** BRIEF **
All of the entries must be reproduced exactly, with no images carried over.

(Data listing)
>> begin
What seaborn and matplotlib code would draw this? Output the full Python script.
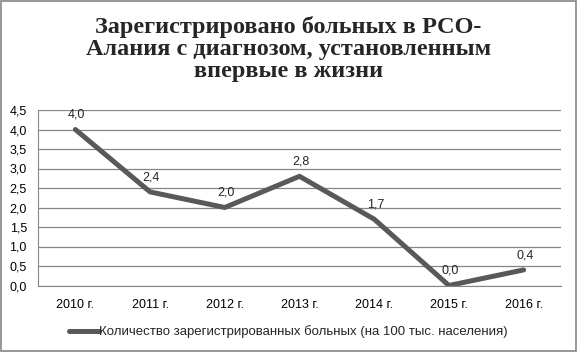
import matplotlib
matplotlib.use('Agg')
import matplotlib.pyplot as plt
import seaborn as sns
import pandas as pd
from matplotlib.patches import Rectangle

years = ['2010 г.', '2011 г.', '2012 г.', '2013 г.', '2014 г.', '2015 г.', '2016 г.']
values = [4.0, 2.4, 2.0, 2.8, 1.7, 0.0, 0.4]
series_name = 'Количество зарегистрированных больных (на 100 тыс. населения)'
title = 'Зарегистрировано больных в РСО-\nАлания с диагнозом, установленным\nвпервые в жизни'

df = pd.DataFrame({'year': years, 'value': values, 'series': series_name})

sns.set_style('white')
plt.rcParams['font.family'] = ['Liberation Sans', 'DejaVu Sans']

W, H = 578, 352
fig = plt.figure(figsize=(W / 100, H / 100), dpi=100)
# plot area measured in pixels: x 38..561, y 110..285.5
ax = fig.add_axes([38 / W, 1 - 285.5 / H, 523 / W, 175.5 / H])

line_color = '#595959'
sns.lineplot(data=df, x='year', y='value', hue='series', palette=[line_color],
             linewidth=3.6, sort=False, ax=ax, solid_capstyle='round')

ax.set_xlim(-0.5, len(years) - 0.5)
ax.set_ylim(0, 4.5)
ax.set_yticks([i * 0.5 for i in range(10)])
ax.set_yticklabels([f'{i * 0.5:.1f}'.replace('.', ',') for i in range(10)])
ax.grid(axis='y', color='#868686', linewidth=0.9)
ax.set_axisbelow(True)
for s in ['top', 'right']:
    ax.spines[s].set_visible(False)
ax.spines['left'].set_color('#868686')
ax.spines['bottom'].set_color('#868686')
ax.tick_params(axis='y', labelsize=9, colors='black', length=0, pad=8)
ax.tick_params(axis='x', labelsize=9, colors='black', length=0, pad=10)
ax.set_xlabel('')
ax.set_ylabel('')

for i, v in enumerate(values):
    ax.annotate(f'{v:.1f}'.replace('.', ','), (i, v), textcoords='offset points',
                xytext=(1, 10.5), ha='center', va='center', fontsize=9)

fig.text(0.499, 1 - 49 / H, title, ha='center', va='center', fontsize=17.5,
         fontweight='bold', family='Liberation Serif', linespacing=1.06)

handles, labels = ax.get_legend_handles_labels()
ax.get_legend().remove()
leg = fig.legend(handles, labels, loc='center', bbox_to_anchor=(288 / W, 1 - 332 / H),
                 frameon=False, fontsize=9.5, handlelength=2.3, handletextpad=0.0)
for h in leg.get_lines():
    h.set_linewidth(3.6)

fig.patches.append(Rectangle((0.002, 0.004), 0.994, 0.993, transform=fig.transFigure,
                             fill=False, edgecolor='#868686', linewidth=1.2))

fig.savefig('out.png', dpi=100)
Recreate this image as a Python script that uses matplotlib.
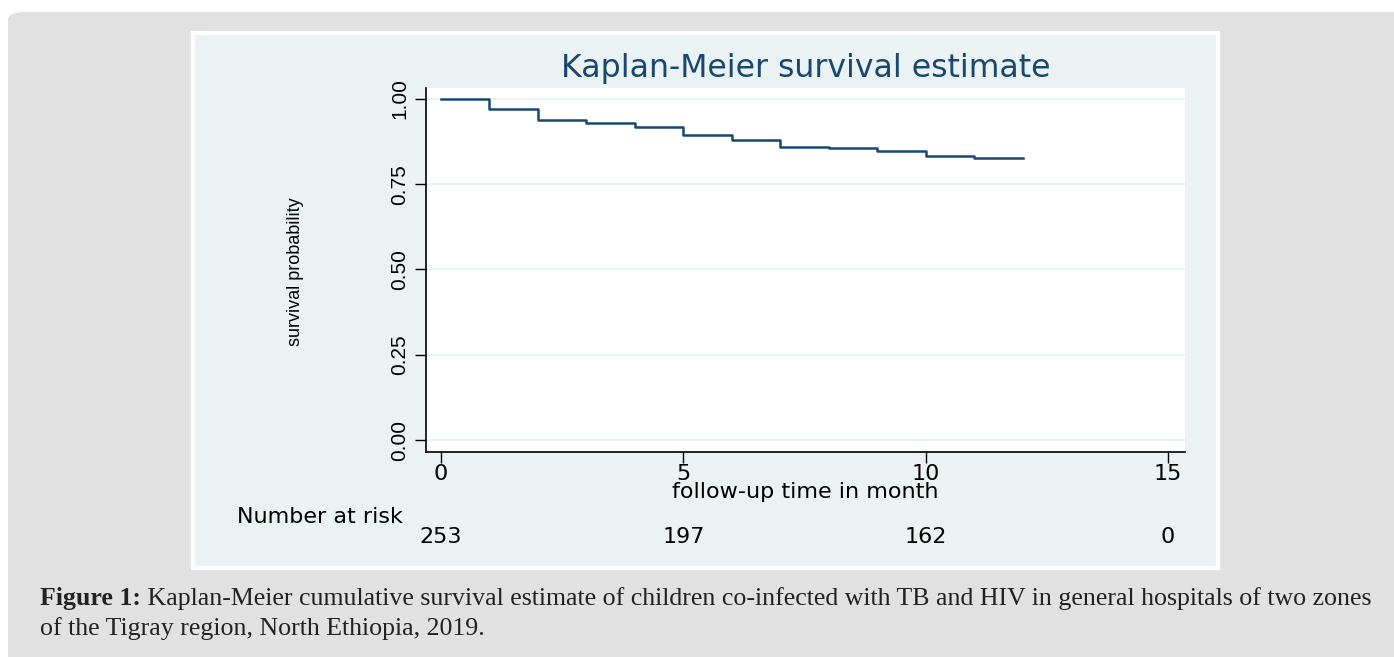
>> end
** SOLUTION **
What seaborn and matplotlib code would draw this? Output the full Python script.
import matplotlib
matplotlib.use('Agg')
import matplotlib.pyplot as plt
import seaborn as sns
import pandas as pd
from matplotlib.patches import Rectangle

years = ['2010 г.', '2011 г.', '2012 г.', '2013 г.', '2014 г.', '2015 г.', '2016 г.']
values = [4.0, 2.4, 2.0, 2.8, 1.7, 0.0, 0.4]
series_name = 'Количество зарегистрированных больных (на 100 тыс. населения)'
title = 'Зарегистрировано больных в РСО-\nАлания с диагнозом, установленным\nвпервые в жизни'

df = pd.DataFrame({'year': years, 'value': values, 'series': series_name})

sns.set_style('white')
plt.rcParams['font.family'] = ['Liberation Sans', 'DejaVu Sans']

W, H = 578, 352
fig = plt.figure(figsize=(W / 100, H / 100), dpi=100)
# plot area measured in pixels: x 38..561, y 110..285.5
ax = fig.add_axes([38 / W, 1 - 285.5 / H, 523 / W, 175.5 / H])

line_color = '#595959'
sns.lineplot(data=df, x='year', y='value', hue='series', palette=[line_color],
             linewidth=3.6, sort=False, ax=ax, solid_capstyle='round')

ax.set_xlim(-0.5, len(years) - 0.5)
ax.set_ylim(0, 4.5)
ax.set_yticks([i * 0.5 for i in range(10)])
ax.set_yticklabels([f'{i * 0.5:.1f}'.replace('.', ',') for i in range(10)])
ax.grid(axis='y', color='#868686', linewidth=0.9)
ax.set_axisbelow(True)
for s in ['top', 'right']:
    ax.spines[s].set_visible(False)
ax.spines['left'].set_color('#868686')
ax.spines['bottom'].set_color('#868686')
ax.tick_params(axis='y', labelsize=9, colors='black', length=0, pad=8)
ax.tick_params(axis='x', labelsize=9, colors='black', length=0, pad=10)
ax.set_xlabel('')
ax.set_ylabel('')

for i, v in enumerate(values):
    ax.annotate(f'{v:.1f}'.replace('.', ','), (i, v), textcoords='offset points',
                xytext=(1, 10.5), ha='center', va='center', fontsize=9)

fig.text(0.499, 1 - 49 / H, title, ha='center', va='center', fontsize=17.5,
         fontweight='bold', family='Liberation Serif', linespacing=1.06)

handles, labels = ax.get_legend_handles_labels()
ax.get_legend().remove()
leg = fig.legend(handles, labels, loc='center', bbox_to_anchor=(288 / W, 1 - 332 / H),
                 frameon=False, fontsize=9.5, handlelength=2.3, handletextpad=0.0)
for h in leg.get_lines():
    h.set_linewidth(3.6)

fig.patches.append(Rectangle((0.002, 0.004), 0.994, 0.993, transform=fig.transFigure,
                             fill=False, edgecolor='#868686', linewidth=1.2))

fig.savefig('out.png', dpi=100)
Recreate this image as a Python script that uses matplotlib.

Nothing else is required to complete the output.